The use of the February confession at trial constituted error. Was that error harmless or was it prejudicial? The January confession and the February confession were substantially the same. Both indicated that defendant traveled to New York City to acquire narcotics. Thus, under Section 2945.83 of the Revised Code it would seem that since there is substantial evidence to support the guilty verdict even after the tainted evidence is cast aside, we should affirm. However, under Fahy v. Connecticut, 375 U. S. 85 (1963), and Chapman v. California, 87 S. Ct. 824 (decided February 20, 1967), we are refused that course of action. In Fahy, the court said that when constitutionally inadmissible evidence has been admitted, a reversal is required where “there is a reasonable possibility that the evidence complained of might have contributed to the conviction.” (Emphasis added.) In Chapman, the court made it clear that the Fahy rule applied to federal constitutional errors in spite of a state *105harmless-error statute to the contrary. Since there is no question that the February confession might have contributed to the conviction since the testimony relevant thereto constituted a very substantial portion of the state’s case in chief, we must reverse and remand for a new trial free of such constitutional infirmity.

The defendant claims that it was also prejudicial error for the trial court to admit into evidence the rebuttal testimony of a police officer who testified that Jinks told him that the heroin found in the restaurant on December 28, 1963, belonged to the defendant. It should be noted that in the state’s case in chief two other officers testified to the same statement. At no time did defense counsel voice an objection, general or specific. The objection he now makes to this court on the grounds that it was hearsay comes too late. The rules as to the admission and exclusion of hearsay evidence are of ancient origin. Thus, unlike O’Connor v. Ohio, where the rules had not yet been made known, the defendant may be charged with knowing the rules. Moreover, the silence of defense counsel may well have been intentional since he intimated to the jury, during the direct examination of Jinks, that the state’s officers had induced Jinks to make a false statement for their use even though Jinks repeatedly told them it was lie. Counsel may well have thought that it was tactically advantageous to smear the prosecution rather than to exclude the hearsay statements related during the state’s case. See Henry v. Mississippi, 379 U. S. 443 (1965). The assignment of error is not well taken.

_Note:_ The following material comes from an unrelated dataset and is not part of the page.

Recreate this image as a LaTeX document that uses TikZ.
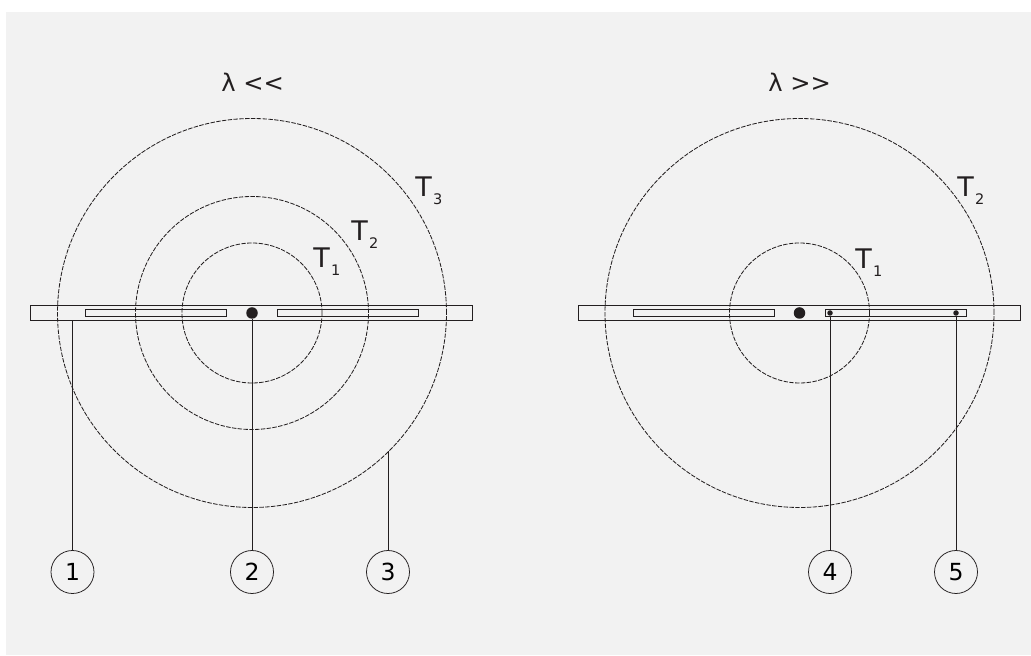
\documentclass[tikz,border=0pt]{standalone}
\usepackage{fontspec}
\setmainfont{DejaVu Sans}
\definecolor{panelgrey}{HTML}{F2F2F2}
\definecolor{inkdark}{HTML}{231F20}
\newcommand{\tsub}[1]{T\kern0.05em\raisebox{-0.28em}{\fontsize{10.5}{10.5}\selectfont #1}}
\tikzset{
  plate/.style={draw=inkdark, line width=0.68pt, inner sep=0pt, minimum width=4.42in, minimum height=0.15in},
  slot/.style={draw=inkdark, line width=0.68pt, inner sep=0pt, minimum width=1.41in, minimum height=0.065in},
  ring/.style={circle, draw=inkdark, line width=0.6pt, dash pattern=on 3.2pt off 1pt, inner sep=0pt},
  source/.style={circle, fill=inkdark, inner sep=0pt, minimum size=0.115in},
  tip/.style={circle, fill=inkdark, inner sep=0pt, minimum size=0.055in},
  callout/.style={circle, draw=inkdark, line width=0.55pt, inner sep=0pt, minimum size=0.43in, font=\fontsize{17}{17}\selectfont},
  lead/.style={draw=inkdark, line width=0.68pt},
  templabel/.style={inner sep=0pt, anchor=base west, font=\fontsize{19.5}{20}\selectfont, text=inkdark},
  title/.style={inner sep=0pt, anchor=base west, font=\fontsize{17.5}{18}\selectfont, text=inkdark}
}
\begin{document}
\begin{tikzpicture}[x=1in,y=1in]
\useasboundingbox (0,0) rectangle (10.31,6.55);
\fill[panelgrey] (0.06,0) rectangle (10.31,6.43);
% left plate
\node[plate] (plateL) at (2.515,3.425) {};
\node[slot] (slotLa) at (1.56,3.42) {};
\node[slot] (slotLb) at (3.48,3.42) {};
\node[source] (sourceL) at (2.52,3.42) {};
\node[ring, minimum size=1.40in] (ringLa) at (2.52,3.42) {};
\node[ring, minimum size=2.33in] (ringLb) at (2.52,3.42) {};
\node[ring, minimum size=3.89in] (ringLc) at (2.52,3.42) {};
% right plate
\node[plate] (plateR) at (7.995,3.425) {};
\node[slot] (slotRa) at (7.04,3.42) {};
\node[slot] (slotRb) at (8.955,3.42) {};
\node[source] (sourceR) at (7.995,3.42) {};
\node[tip] (tipa) at (8.30,3.42) {};
\node[tip] (tipb) at (9.56,3.42) {};
\node[ring, minimum size=1.40in] (ringRa) at (7.995,3.42) {};
\node[ring, minimum size=3.89in] (ringRb) at (7.995,3.42) {};
% numbers
\node[callout] (numa) at (0.725,0.83) {1};
\node[callout] (numb) at (2.52,0.83) {2};
\node[callout] (numc) at (3.88,0.83) {3};
\node[callout] (numd) at (8.30,0.83) {4};
\node[callout] (nume) at (9.56,0.83) {5};
% leaders
\coordinate (ringhit) at (ringLc.-45.6);
\draw[lead] (numa) -- (numa |- plateL.south);
\draw[lead] (numb) -- (sourceL);
\draw[lead] (numc) -- (numc |- ringhit);
\draw[lead] (numd) -- (tipa);
\draw[lead] (nume) -- (tipb);
% labels
\node[title] (titleL) at (2.21,5.63) {λ <\kern0pt<};
\node[title] (titleR) at (7.68,5.63) {λ >\kern0pt>};
\node[templabel] (tempLc) at (4.15,4.58) {\tsub{3}};
\node[templabel] (tempLb) at (3.51,4.14) {\tsub{2}};
\node[templabel] (tempLa) at (3.13,3.87) {\tsub{1}};
\node[templabel] (tempRb) at (9.57,4.58) {\tsub{2}};
\node[templabel] (tempRa) at (8.55,3.86) {\tsub{1}};
\end{tikzpicture}
\end{document}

However, for the reasons stated above, the judgment of the Court of Appeals is reversed and the cause is remanded for a new trial in accordance with this opinion.

Judgment reversed.

Matthias, O’Neill, and Schneider, JJ., concur. Taet, C. J., concurs in paragraphs four and six of the syllabus and in the judgment. Zimmerman and Brown, JJ., concur in paragraphs one, two, three, four and six of the syllabus but dissent from paragraph five thereof and from the judgment.